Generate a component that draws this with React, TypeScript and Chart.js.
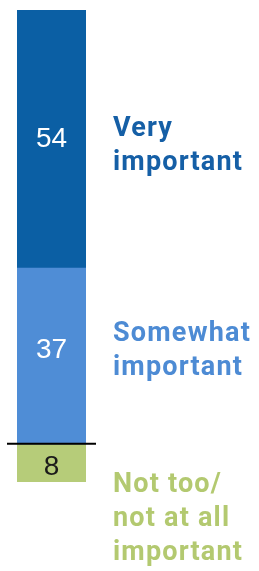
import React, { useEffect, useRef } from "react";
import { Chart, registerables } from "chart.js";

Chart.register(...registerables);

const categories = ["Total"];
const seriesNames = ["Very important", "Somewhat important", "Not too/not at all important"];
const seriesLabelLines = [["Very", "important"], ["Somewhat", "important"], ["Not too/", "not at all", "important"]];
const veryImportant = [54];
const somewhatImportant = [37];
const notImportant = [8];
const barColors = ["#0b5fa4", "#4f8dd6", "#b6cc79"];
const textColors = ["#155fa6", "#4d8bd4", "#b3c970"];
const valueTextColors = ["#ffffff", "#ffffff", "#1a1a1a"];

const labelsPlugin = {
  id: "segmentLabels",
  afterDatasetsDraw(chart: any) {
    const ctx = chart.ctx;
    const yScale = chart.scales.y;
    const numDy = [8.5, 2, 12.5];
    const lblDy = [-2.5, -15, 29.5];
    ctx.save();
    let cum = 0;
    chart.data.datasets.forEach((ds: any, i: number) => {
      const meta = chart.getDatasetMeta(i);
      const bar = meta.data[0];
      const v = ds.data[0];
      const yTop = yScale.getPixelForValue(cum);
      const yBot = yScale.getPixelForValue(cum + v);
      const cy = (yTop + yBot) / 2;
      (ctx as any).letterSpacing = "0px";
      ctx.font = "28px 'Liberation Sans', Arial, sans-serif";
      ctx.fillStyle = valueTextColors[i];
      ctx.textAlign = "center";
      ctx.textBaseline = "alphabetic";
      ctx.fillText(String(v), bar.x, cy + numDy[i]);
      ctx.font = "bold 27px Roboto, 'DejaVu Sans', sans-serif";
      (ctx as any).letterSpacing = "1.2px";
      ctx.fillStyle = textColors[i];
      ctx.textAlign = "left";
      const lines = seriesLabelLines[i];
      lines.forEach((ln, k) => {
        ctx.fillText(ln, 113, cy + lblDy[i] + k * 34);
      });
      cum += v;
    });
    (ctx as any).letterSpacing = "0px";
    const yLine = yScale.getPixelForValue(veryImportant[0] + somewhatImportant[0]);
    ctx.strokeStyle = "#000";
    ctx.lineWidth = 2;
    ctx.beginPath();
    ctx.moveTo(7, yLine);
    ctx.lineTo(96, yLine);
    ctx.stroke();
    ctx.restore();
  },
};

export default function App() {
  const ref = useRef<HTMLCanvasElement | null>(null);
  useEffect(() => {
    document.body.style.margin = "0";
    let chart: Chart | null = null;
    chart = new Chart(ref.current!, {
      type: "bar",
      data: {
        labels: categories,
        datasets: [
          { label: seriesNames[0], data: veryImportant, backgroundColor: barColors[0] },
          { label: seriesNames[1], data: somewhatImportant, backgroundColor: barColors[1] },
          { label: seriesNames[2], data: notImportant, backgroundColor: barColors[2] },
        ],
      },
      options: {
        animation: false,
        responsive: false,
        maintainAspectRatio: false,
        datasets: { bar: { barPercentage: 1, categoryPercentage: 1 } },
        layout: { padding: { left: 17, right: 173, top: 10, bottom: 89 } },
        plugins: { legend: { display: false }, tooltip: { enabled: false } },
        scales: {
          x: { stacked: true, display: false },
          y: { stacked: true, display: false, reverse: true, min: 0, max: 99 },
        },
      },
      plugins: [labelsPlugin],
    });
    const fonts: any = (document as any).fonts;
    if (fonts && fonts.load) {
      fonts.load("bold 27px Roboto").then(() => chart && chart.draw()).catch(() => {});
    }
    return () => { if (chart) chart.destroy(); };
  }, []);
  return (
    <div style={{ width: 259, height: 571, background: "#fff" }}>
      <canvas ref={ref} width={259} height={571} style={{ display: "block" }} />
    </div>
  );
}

◆ ◆ ◆ ◆ ◆

→ SHORT EXERCISE:
Copy the listing word for word, excluding its pictures.

→ RESPONSE TO THE TASK:
Generate a component that draws this with React, TypeScript and Chart.js.
import React, { useEffect, useRef } from "react";
import { Chart, registerables } from "chart.js";

Chart.register(...registerables);

const categories = ["Total"];
const seriesNames = ["Very important", "Somewhat important", "Not too/not at all important"];
const seriesLabelLines = [["Very", "important"], ["Somewhat", "important"], ["Not too/", "not at all", "important"]];
const veryImportant = [54];
const somewhatImportant = [37];
const notImportant = [8];
const barColors = ["#0b5fa4", "#4f8dd6", "#b6cc79"];
const textColors = ["#155fa6", "#4d8bd4", "#b3c970"];
const valueTextColors = ["#ffffff", "#ffffff", "#1a1a1a"];

const labelsPlugin = {
  id: "segmentLabels",
  afterDatasetsDraw(chart: any) {
    const ctx = chart.ctx;
    const yScale = chart.scales.y;
    const numDy = [8.5, 2, 12.5];
    const lblDy = [-2.5, -15, 29.5];
    ctx.save();
    let cum = 0;
    chart.data.datasets.forEach((ds: any, i: number) => {
      const meta = chart.getDatasetMeta(i);
      const bar = meta.data[0];
      const v = ds.data[0];
      const yTop = yScale.getPixelForValue(cum);
      const yBot = yScale.getPixelForValue(cum + v);
      const cy = (yTop + yBot) / 2;
      (ctx as any).letterSpacing = "0px";
      ctx.font = "28px 'Liberation Sans', Arial, sans-serif";
      ctx.fillStyle = valueTextColors[i];
      ctx.textAlign = "center";
      ctx.textBaseline = "alphabetic";
      ctx.fillText(String(v), bar.x, cy + numDy[i]);
      ctx.font = "bold 27px Roboto, 'DejaVu Sans', sans-serif";
      (ctx as any).letterSpacing = "1.2px";
      ctx.fillStyle = textColors[i];
      ctx.textAlign = "left";
      const lines = seriesLabelLines[i];
      lines.forEach((ln, k) => {
        ctx.fillText(ln, 113, cy + lblDy[i] + k * 34);
      });
      cum += v;
    });
    (ctx as any).letterSpacing = "0px";
    const yLine = yScale.getPixelForValue(veryImportant[0] + somewhatImportant[0]);
    ctx.strokeStyle = "#000";
    ctx.lineWidth = 2;
    ctx.beginPath();
    ctx.moveTo(7, yLine);
    ctx.lineTo(96, yLine);
    ctx.stroke();
    ctx.restore();
  },
};

export default function App() {
  const ref = useRef<HTMLCanvasElement | null>(null);
  useEffect(() => {
    document.body.style.margin = "0";
    let chart: Chart | null = null;
    chart = new Chart(ref.current!, {
      type: "bar",
      data: {
        labels: categories,
        datasets: [
          { label: seriesNames[0], data: veryImportant, backgroundColor: barColors[0] },
          { label: seriesNames[1], data: somewhatImportant, backgroundColor: barColors[1] },
          { label: seriesNames[2], data: notImportant, backgroundColor: barColors[2] },
        ],
      },
      options: {
        animation: false,
        responsive: false,
        maintainAspectRatio: false,
        datasets: { bar: { barPercentage: 1, categoryPercentage: 1 } },
        layout: { padding: { left: 17, right: 173, top: 10, bottom: 89 } },
        plugins: { legend: { display: false }, tooltip: { enabled: false } },
        scales: {
          x: { stacked: true, display: false },
          y: { stacked: true, display: false, reverse: true, min: 0, max: 99 },
        },
      },
      plugins: [labelsPlugin],
    });
    const fonts: any = (document as any).fonts;
    if (fonts && fonts.load) {
      fonts.load("bold 27px Roboto").then(() => chart && chart.draw()).catch(() => {});
    }
    return () => { if (chart) chart.destroy(); };
  }, []);
  return (
    <div style={{ width: 259, height: 571, background: "#fff" }}>
      <canvas ref={ref} width={259} height={571} style={{ display: "block" }} />
    </div>
  );
}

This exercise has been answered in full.